Interestingly, the recent YouGov survey reflected a slightly different take — most hiring managers had a positive experience with veterans in the workplace, with 73% saying veterans value teamwork more than their peers.
While this data presents a more promising picture, it’s clear that there’s more work to be done. We need to encourage companies — particularly those that champion diverse perspectives — to think more broadly about how veterans contribute to corporate cultures, and how we can give them more tools to succeed.
Strategies to build on
As the technology sector continues to grow, the talent gap will widen further, demanding a continued evolution in strategies for attracting and retaining talent. According to the YouGov survey, almost 70% of IT hiring managers find it challenging to hire qualified entry-level IT staff, and 72% say it’s hard to retain tech talent.
Our partners at LinkedIn recently released their Veteran Opportunity Report, which found that veterans who transition to civilian careers have better retention rates and are more likely to be promoted over nonveterans.
These insights are reinforced by our own experiences here at Microsoft, where we’re seeing retention rates among MSSA-trained veterans of >80% after two years. MSSA — offered on base and prior to transitioning — is a proven reskilling model that helps provide a clear path from military service to a technology career.
We attribute our success to our holistic approach. The program has 14 locations across the nation, with the capacity to graduate 1,000 participants each year. Soft-skills training — including interview prep, resume writing and mentorship — is offered alongside the technical instruction. And more than 500 hiring partners help provide a successful transition during and after the program.

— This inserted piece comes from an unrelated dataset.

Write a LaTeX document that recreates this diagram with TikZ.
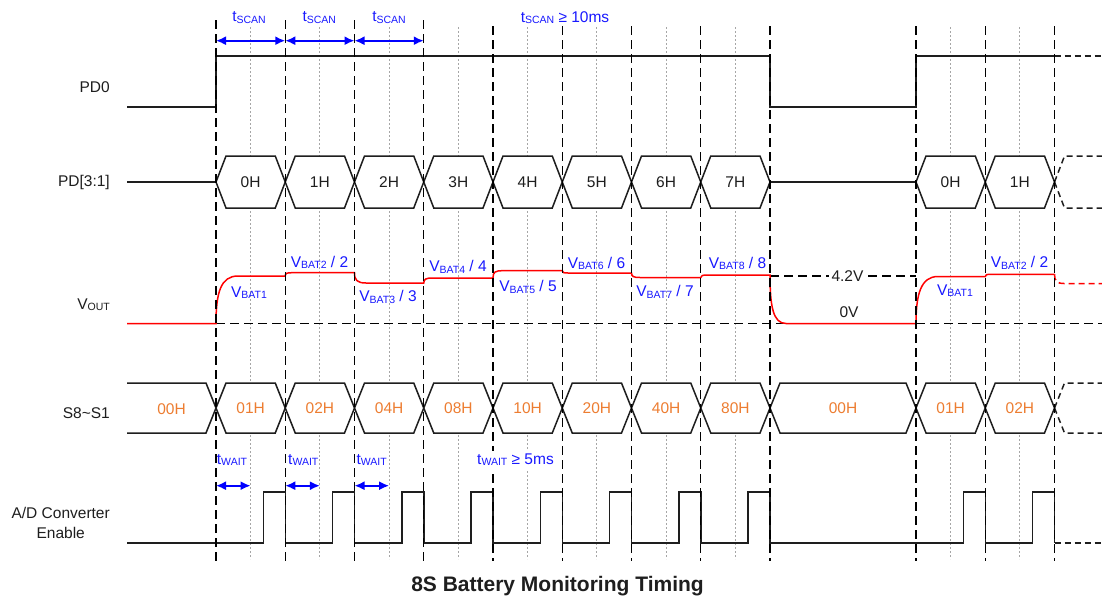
\documentclass[tikz,border=0pt]{standalone}
\usepackage{fontspec}
\setmainfont{Liberation Sans}
\usetikzlibrary{arrows.meta}
\definecolor{busor}{RGB}{237,125,49}
\definecolor{txtblue}{RGB}{25,25,255}
\definecolor{dk}{RGB}{30,30,30}
\newcommand{\fs}{\fontsize{15.5}{20}\selectfont}
\newcommand{\lsub}[1]{\raisebox{-1.3pt}{\fontsize{10.5}{12}\selectfont #1}}
\newcommand{\busseg}[7]{%
  \draw[sig,fill=white] (#1,#3) -- ({#1+10},{#3-#4}) -- ({#2-10},{#3-#4}) -- (#2,#3) -- ({#2-10},{#3+#4}) -- ({#1+10},{#3+#4}) -- cycle;
  \node[#7] (#6) at ({(#1+#2)/2},#3) {#5};}
\begin{document}
\begin{tikzpicture}[x=1pt,y=-1pt,
  sig/.style={line width=1.5pt, dk, line join=miter},
  cont/.style={dash pattern=on 6pt off 4pt},
  gridl/.style={line width=1.4pt, black, dash pattern=on 9pt off 5pt},
  midl/.style={line width=0.9pt, black!35, dash pattern=on 2pt off 2pt},
  vo/.style={line width=1.5pt, red},
  dimarr/.style={line width=1.8pt, blue, {Latex[length=10pt,width=9pt]}-{Latex[length=10pt,width=9pt]}},
  lbl/.style={font=\fs, text=dk, align=center, inner sep=0pt, anchor=east},
  blu/.style={font=\fs, text=txtblue, inner sep=0pt},
  hxk/.style={font=\fs, text=dk, inner sep=0pt},
  hxo/.style={font=\fs, text=busor, inner sep=0pt}]
\fill[white] (0,0) rectangle (1102,597);
\path[use as bounding box] (0,0) rectangle (1102,597);

% gray dotted mid lines
\foreach \xx in {250.6,319.9,389.1,458.4,527.6,596.9,666.1,735.4,950.6,1019.9}
  \draw[midl] (\xx,27) -- (\xx,559);

% signal names
\node[lbl] (nPD0) at (110,86.7) {PD0};
\node[lbl] (nPD31) at (110,182.3) {PD[3:1]};
\node[lbl] (nVOUT) at (110,305) {V\lsub{OUT}};
\node[lbl] (nS) at (110,413) {S8\textasciitilde S1};
\node[lbl] (nAD) at (110,523) {A/D Converter\\Enable};

% PD0
\draw[sig] (127,107) -- (216,107) -- (216,56) -- (770,56) -- (770,107) -- (916,107) -- (916,56) -- (1054.5,56);
\draw[sig,cont] (1054.5,56) -- (1102,56);

% PD[3:1]
\draw[sig] (127,182) -- (216,182);
\draw[sig] (770,182) -- (916,182);
\foreach \k/\t in {0/0H,1/1H,2/2H,3/3H,4/4H,5/5H,6/6H,7/7H}{
  \pgfmathsetmacro\a{216+69.25*\k}
  \pgfmathsetmacro\b{\a+69.25}
  \busseg{\a}{\b}{182}{26}{\t}{pdt\k}{hxk}
}
\busseg{916}{985.25}{182}{26}{0H}{pdt8}{hxk}
\busseg{985.25}{1054.5}{182}{26}{1H}{pdt9}{hxk}
\draw[sig,cont] (1054.5,182) -- (1064.5,156) -- (1102,156);
\draw[sig,cont] (1054.5,182) -- (1064.5,208) -- (1102,208);

% S8~S1
\draw[sig] (127,383) -- (206,383) -- (216,408) -- (206,433) -- (127,433);
\node[hxo] (s00a) at (171.5,409) {00H};
\foreach \k/\t in {0/01H,1/02H,2/04H,3/08H,4/10H,5/20H,6/40H,7/80H}{
  \pgfmathsetmacro\a{216+69.25*\k}
  \pgfmathsetmacro\b{\a+69.25}
  \busseg{\a}{\b}{408}{25}{\t}{st\k}{hxo}
}
\busseg{770}{916}{408}{25}{00H}{st8}{hxo}
\busseg{916}{985.25}{408}{25}{01H}{st9}{hxo}
\busseg{985.25}{1054.5}{408}{25}{02H}{st10}{hxo}
\draw[sig,cont] (1054.5,408) -- (1064.5,383) -- (1102,383);
\draw[sig,cont] (1054.5,408) -- (1064.5,433) -- (1102,433);

% VOUT reference lines
\draw[gridl] (216,323.5) -- (1102,323.5);
\draw[gridl] (770,276) -- (916,276);
\node[font=\fs, text=dk, fill=white, inner xsep=3pt, inner ysep=1pt] (v42) at (847.5,276) {4.2V};
\node[font=\fs, text=dk, inner sep=0pt] (v0) at (849,312) {0V};

% VOUT waveform
\draw[vo] (127,323.5) -- (216,323.5)
  .. controls (216,292) and (221,276) .. (238,276) -- (285.25,276)
  .. controls (285.25,273) and (287,272.7) .. (293,272.7) -- (354.5,272.7)
  .. controls (354.5,280) and (357,283) .. (366,283) -- (423.75,283)
  .. controls (423.75,279) and (426,278) .. (433,278) -- (493,278)
  .. controls (493,272) and (495,270.7) .. (503,270.7) -- (562.25,270.7)
  .. controls (562.25,272.5) and (563.5,273) .. (568,273) -- (631.5,273)
  .. controls (631.5,276.5) and (633.5,277.5) .. (640,277.5) -- (700.75,277.5)
  .. controls (700.75,275.5) and (702.5,275) .. (708,275) -- (770,275)
  .. controls (770,306) and (773,323.5) .. (786,323.5) -- (916,323.5)
  .. controls (916,294) and (921,276.5) .. (938,276.5) -- (985.25,276.5)
  .. controls (985.25,274.8) and (986.5,274.3) .. (991,274.3) -- (1054.5,274.3);
\draw[vo,cont] (1054.5,274.3) .. controls (1054.5,281) and (1057,283.5) .. (1064,283.5) -- (1102,283.5);

% VOUT labels
\node[blu] (b1) at (249,293) {V\lsub{BAT1}};
\node[blu] (b2) at (319.5,262.5) {V\lsub{BAT2} / 2};
\node[blu] (b3) at (388,297) {V\lsub{BAT3} / 3};
\node[blu] (b4) at (458,267) {V\lsub{BAT4} / 4};
\node[blu] (b5) at (528,287) {V\lsub{BAT5} / 5};
\node[blu] (b6) at (596.5,263.5) {V\lsub{BAT6} / 6};
\node[blu] (b7) at (665,292) {V\lsub{BAT7} / 7};
\node[blu] (b8) at (737.5,263.5) {V\lsub{BAT8} / 8};
\node[blu] (b9) at (955,291) {V\lsub{BAT1}};
\node[blu] (b10) at (1019.5,263) {V\lsub{BAT2} / 2};

% A/D converter enable
\draw[sig] (127,543) -- (263.25,543) -- (263.25,492) -- (285.25,492) -- (285.25,543)
  -- (332.5,543) -- (332.5,492) -- (354.5,492) -- (354.5,543)
  -- (401.75,543) -- (401.75,492) -- (423.75,492) -- (423.75,543)
  -- (471,543) -- (471,492) -- (493,492) -- (493,543)
  -- (540.25,543) -- (540.25,492) -- (562.25,492) -- (562.25,543)
  -- (609.5,543) -- (609.5,492) -- (631.5,492) -- (631.5,543)
  -- (678.75,543) -- (678.75,492) -- (700.75,492) -- (700.75,543)
  -- (748,543) -- (748,492) -- (770,492) -- (770,543)
  -- (963.25,543) -- (963.25,492) -- (985.25,492) -- (985.25,543)
  -- (1032.5,543) -- (1032.5,492) -- (1054.5,492) -- (1054.5,543);
\draw[sig,cont] (1054.5,543) -- (1102,543);

% dashed timing lines
\foreach \xx in {216,285.25,354.5,423.75}
  \draw[gridl] (\xx,20) -- (\xx,561);
\foreach \xx in {493,562.25,631.5,700.75,770,916,985.25,1054.5}
  \draw[gridl] (\xx,26) -- (\xx,561);

% t_SCAN
\coordinate (s0) at (216,40.7);
\coordinate (s1) at (285.25,40.7);
\coordinate (s2) at (354.5,40.7);
\coordinate (s3) at (423.75,40.7);
\draw[dimarr] (s0) -- (s1);
\draw[dimarr] (s1) -- (s2);
\draw[dimarr] (s2) -- (s3);
\node[blu] (ts1) at (249,17.5) {t\lsub{SCAN}};
\node[blu] (ts2) at (319.3,17.5) {t\lsub{SCAN}};
\node[blu] (ts3) at (389,17.5) {t\lsub{SCAN}};
\node[blu] (ts4) at (565,17.5) {t\lsub{SCAN} ≥ 10ms};

% t_WAIT
\coordinate (w0a) at (216,485.7);
\coordinate (w0b) at (250.6,485.7);
\coordinate (w1a) at (285.25,485.7);
\coordinate (w1b) at (319.9,485.7);
\coordinate (w2a) at (354.5,485.7);
\coordinate (w2b) at (389.1,485.7);
\draw[dimarr] (w0a) -- (w0b);
\draw[dimarr] (w1a) -- (w1b);
\draw[dimarr] (w2a) -- (w2b);
\node[blu] (tw1) at (232,460) {t\lsub{WAIT}};
\node[blu] (tw2) at (303.3,460) {t\lsub{WAIT}};
\node[blu] (tw3) at (371.7,460) {t\lsub{WAIT}};
\node[blu, fill=white, inner xsep=2pt, inner ysep=3pt] (tw4) at (515.5,460) {t\lsub{WAIT} ≥ 5ms};

% title
\node[font=\fontsize{21}{24}\selectfont\bfseries, text=dk, inner sep=0pt, anchor=base] (title) at (557.5,591) {8S Battery Monitoring Timing};
\end{tikzpicture}
\end{document}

We also carefully designed the curriculum to map to the most in-demand technology roles. MSSA offers learning paths in Server and Cloud Administration and in Cloud Application Development — skills that more than one-third of IT hiring managers said are some of the hardest to find, according to the YouGov survey.
Veteran recruiting and training supports the men and women who have bravely served our country — and creates a rich, diverse talent pool that companies across the U.S. can benefit from. Education and skills training are not one-size-fits-all, and we must continue the work of creating new avenues for people of all backgrounds to gain the skills they need to participate in today’s digital economy.